2 . Court may add Government as party—
The Court may at any stage of the proceedings order that the Central Government or a State Government shall be added as a defendant in any suit involving any such question as it referred to in clause (1) of Article 132 read with Article 147, of the Constitution, if the Attorney General for India or the Advocate-General of the State, as the case may be, whether upon receipt of notice under rule 1, or otherwise, applies for such addition and the Court is satisfied that such addition is necessary or desirable for the satisfactory determination of the question of law involved.

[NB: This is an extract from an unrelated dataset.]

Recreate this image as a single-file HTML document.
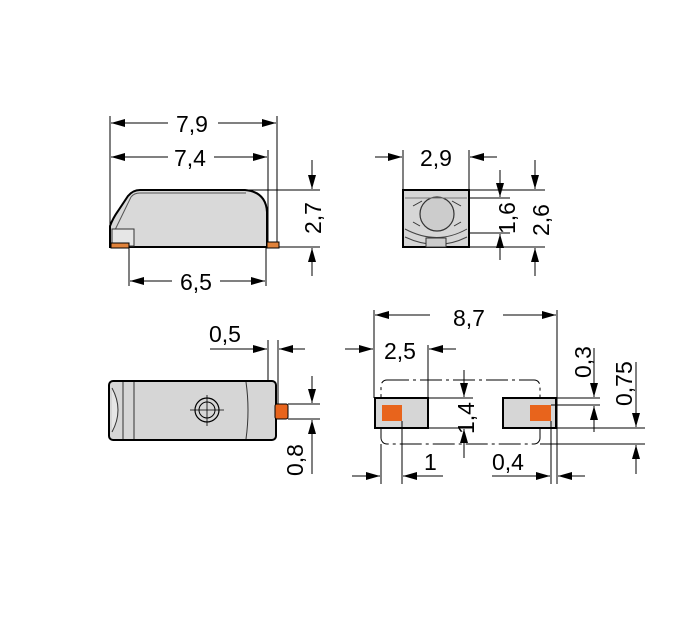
<!DOCTYPE html>
<html><head><meta charset="utf-8"><style>
html,body{margin:0;padding:0;background:#fff}
svg{display:block}
text{font-family:"Liberation Sans",Arial,sans-serif;font-size:23px;fill:#000}
</style></head><body>
<svg width="697" height="631" viewBox="0 0 697 631" xmlns="http://www.w3.org/2000/svg">
<defs>
<marker id="a" markerWidth="14" markerHeight="8" refX="14" refY="4" orient="auto" markerUnits="userSpaceOnUse">
<path d="M0,0 L14,4 L0,8 z" fill="#000"/></marker>
</defs>
<g stroke="#000" stroke-width="1" fill="none">
<line x1="110" y1="116" x2="110" y2="240"/>
<line x1="277" y1="116" x2="277" y2="242"/>
<line x1="268" y1="150" x2="268" y2="242"/>
<line x1="129" y1="248" x2="129" y2="286"/>
<line x1="266" y1="248" x2="266" y2="286"/>
<line x1="168" y1="123" x2="111" y2="123" marker-end="url(#a)"/>
<line x1="218" y1="123" x2="276" y2="123" marker-end="url(#a)"/>
<line x1="168" y1="157" x2="111" y2="157" marker-end="url(#a)"/>
<line x1="214" y1="157" x2="267" y2="157" marker-end="url(#a)"/>
<line x1="172" y1="281" x2="130" y2="281" marker-end="url(#a)"/>
<line x1="220" y1="281" x2="265" y2="281" marker-end="url(#a)"/>
<line x1="245" y1="190" x2="320" y2="190"/>
<line x1="270" y1="247" x2="320" y2="247"/>
<line x1="312" y1="160" x2="312" y2="189" marker-end="url(#a)"/>
<line x1="312" y1="276" x2="312" y2="248" marker-end="url(#a)"/>
</g>
<path d="M110,247 L110,226 Q113,218 118,211 L128,196 Q133,190 140,190 L245,190 Q266,192 267,212 L267,247 Z" fill="#d9d9d9" stroke="#000" stroke-width="2"/>
<path d="M114,232 L131,197 Q134,193 140,193 L246,193" fill="none" stroke="#555" stroke-width="1"/>
<rect x="112" y="229" width="22" height="17" fill="#e6e6e6" stroke="#333" stroke-width="1"/>
<rect x="111" y="243" width="18" height="5" fill="#e0823a" stroke="#000" stroke-width="1"/>
<rect x="267" y="242" width="12" height="6" fill="#e0823a" stroke="#000" stroke-width="1"/>
<text x="176" y="132">7,9</text>
<text x="174" y="166">7,4</text>
<text x="180" y="290">6,5</text>
<text transform="translate(321,234) rotate(-90)">2,7</text>

<rect x="403" y="190" width="66" height="57" fill="#d6d6d6" stroke="#000" stroke-width="2"/>
<path d="M405,229 Q437,246 467,229" fill="none" stroke="#444"/>
<path d="M405,237 Q437,252 467,237" fill="none" stroke="#444"/>
<rect x="426" y="238" width="20" height="9" fill="#ccc" stroke="#333"/>
<circle cx="437" cy="214" r="17" fill="#ccc" stroke="#333" stroke-width="1.2"/>
<path d="M413,206 L422,201 M461,206 L452,201 M413,222 L420,226 M461,222 L454,226" stroke="#333"/>
<line x1="405" y1="198" x2="467" y2="198" stroke="#777"/>
<g stroke="#000" stroke-width="1" fill="none">
<line x1="403" y1="150" x2="403" y2="190"/>
<line x1="469" y1="150" x2="469" y2="190"/>
<line x1="375" y1="157" x2="402" y2="157" marker-end="url(#a)"/>
<line x1="497" y1="157" x2="470" y2="157" marker-end="url(#a)"/>
<line x1="469" y1="198" x2="510" y2="198"/>
<line x1="469" y1="233" x2="510" y2="233"/>
<line x1="500" y1="170" x2="500" y2="197" marker-end="url(#a)"/>
<line x1="500" y1="260" x2="500" y2="234" marker-end="url(#a)"/>
<line x1="469" y1="190" x2="545" y2="190"/>
<line x1="469" y1="247" x2="545" y2="247"/>
<line x1="535" y1="160" x2="535" y2="189" marker-end="url(#a)"/>
<line x1="535" y1="276" x2="535" y2="248" marker-end="url(#a)"/>
</g>
<text x="420" y="166">2,9</text>
<text transform="translate(515,234) rotate(-90)">1,6</text>
<text transform="translate(549,236) rotate(-90)">2,6</text>

<rect x="109" y="381" width="167" height="59" rx="4" fill="#d6d6d6" stroke="#000" stroke-width="2"/>
<line x1="123" y1="382" x2="123" y2="439" stroke="#333"/>
<line x1="134" y1="382" x2="134" y2="439" stroke="#333"/>
<path d="M112,388 Q124,410 112,432" fill="#e6e6e6" stroke="#333"/>
<path d="M246,382 Q250,410 246,439" fill="none" stroke="#333"/>
<circle cx="207" cy="410" r="12" fill="none" stroke="#000" stroke-width="1.2"/>
<circle cx="207" cy="410" r="8" fill="none" stroke="#000" stroke-width="1"/>
<path d="M190,410 H224 M207,395 V426" stroke="#000" stroke-width="0.8"/>
<rect x="275" y="404" width="13" height="15" rx="2" fill="#e8641c" stroke="#000" stroke-width="1"/>
<g stroke="#000" stroke-width="1" fill="none">
<line x1="268" y1="340" x2="268" y2="381"/>
<line x1="278" y1="340" x2="278" y2="404"/>
<line x1="210" y1="349" x2="267" y2="349" marker-end="url(#a)"/>
<line x1="305" y1="349" x2="279" y2="349" marker-end="url(#a)"/>
<line x1="288" y1="404" x2="320" y2="404"/>
<line x1="288" y1="419" x2="320" y2="419"/>
<line x1="312" y1="376" x2="312" y2="403" marker-end="url(#a)"/>
<line x1="312" y1="474" x2="312" y2="420" marker-end="url(#a)"/>
</g>
<text x="209" y="342">0,5</text>
<text transform="translate(303,476) rotate(-90)">0,8</text>

<rect x="381" y="380" width="159" height="64" rx="6" fill="none" stroke="#000" stroke-width="1" stroke-dasharray="22,4,3,4"/>
<rect x="375" y="398" width="53" height="30" fill="#d6d6d6" stroke="#000" stroke-width="2"/>
<rect x="503" y="398" width="53" height="30" fill="#d6d6d6" stroke="#000" stroke-width="2"/>
<rect x="382" y="405" width="20" height="16" fill="#e8641c"/>
<rect x="530" y="405" width="21" height="16" fill="#e8641c"/>
<g stroke="#000" stroke-width="1" fill="none">
<line x1="374" y1="310" x2="374" y2="398"/>
<line x1="557" y1="310" x2="557" y2="484"/>
<line x1="430" y1="315" x2="375" y2="315" marker-end="url(#a)"/>
<line x1="503" y1="315" x2="556" y2="315" marker-end="url(#a)"/>
<line x1="428" y1="345" x2="428" y2="398"/>
<line x1="345" y1="349" x2="373" y2="349" marker-end="url(#a)"/>
<line x1="456" y1="349" x2="429" y2="349" marker-end="url(#a)"/>
<line x1="428" y1="398" x2="473" y2="398"/>
<line x1="428" y1="428" x2="473" y2="428"/>
<line x1="464" y1="370" x2="464" y2="397" marker-end="url(#a)"/>
<line x1="464" y1="458" x2="464" y2="429" marker-end="url(#a)"/>
<line x1="381" y1="444" x2="381" y2="484"/>
<line x1="402" y1="421" x2="402" y2="484"/>
<line x1="352" y1="476" x2="380" y2="476" marker-end="url(#a)"/>
<line x1="443" y1="476" x2="403" y2="476" marker-end="url(#a)"/>
<line x1="551" y1="421" x2="551" y2="484"/>
<line x1="492" y1="476" x2="550" y2="476" marker-end="url(#a)"/>
<line x1="585" y1="476" x2="558" y2="476" marker-end="url(#a)"/>
<line x1="551" y1="398" x2="600" y2="398"/>
<line x1="551" y1="405" x2="600" y2="405"/>
<line x1="594" y1="348" x2="594" y2="397" marker-end="url(#a)"/>
<line x1="594" y1="432" x2="594" y2="406" marker-end="url(#a)"/>
<line x1="540" y1="428" x2="645" y2="428"/>
<line x1="540" y1="444" x2="645" y2="444"/>
<line x1="636" y1="362" x2="636" y2="427" marker-end="url(#a)"/>
<line x1="636" y1="474" x2="636" y2="445" marker-end="url(#a)"/>
</g>
<text x="453" y="326">8,7</text>
<text x="384" y="359">2,5</text>
<text transform="translate(474,434) rotate(-90)">1,4</text>
<text x="424" y="470">1</text>
<text x="492" y="470">0,4</text>
<text transform="translate(591,378) rotate(-90)">0,3</text>
<text transform="translate(632,406) rotate(-90)">0,75</text>
</svg>
</body></html>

2A . Power of Court to add Government or other authority as a defendant in a suit relating to the validity
of any statutory instrument—
The Court may, at any stage of the proceedings in any suit involving any such question as is referred to in rule 1A, order that the Government or other authority shall be added as a defendant if the Government pleader or the pleader appearing in the case for the authority which issued the instrument, as the case may be, whether upon receipt of notice under rule 1A or otherwise, applies for such addition, and the Court is satisfied that such addition is necessary or desirable for the satisfactory determination of the question
3 . Costs—
Where, under rule 2 or rule 2A the Government or any other authority is added as a defendant in a suit, the Attorney-General, Advocate-General or Government Pleader or Government or other authority shall not be entitled to, or liable for, costs in the Court which ordered the addition unless the Court, having regard to all the circumstances of the case for any special reason, otherwise orders.
4 . Application or Order to appeals—
In application of this Order to appeals the word "defendant" shall be held to include a respondent and the word "suit" an appeal.
In this Order, "statutory instrument" means a rule, notification, bye-law order, scheme or form made as specified under any enactment.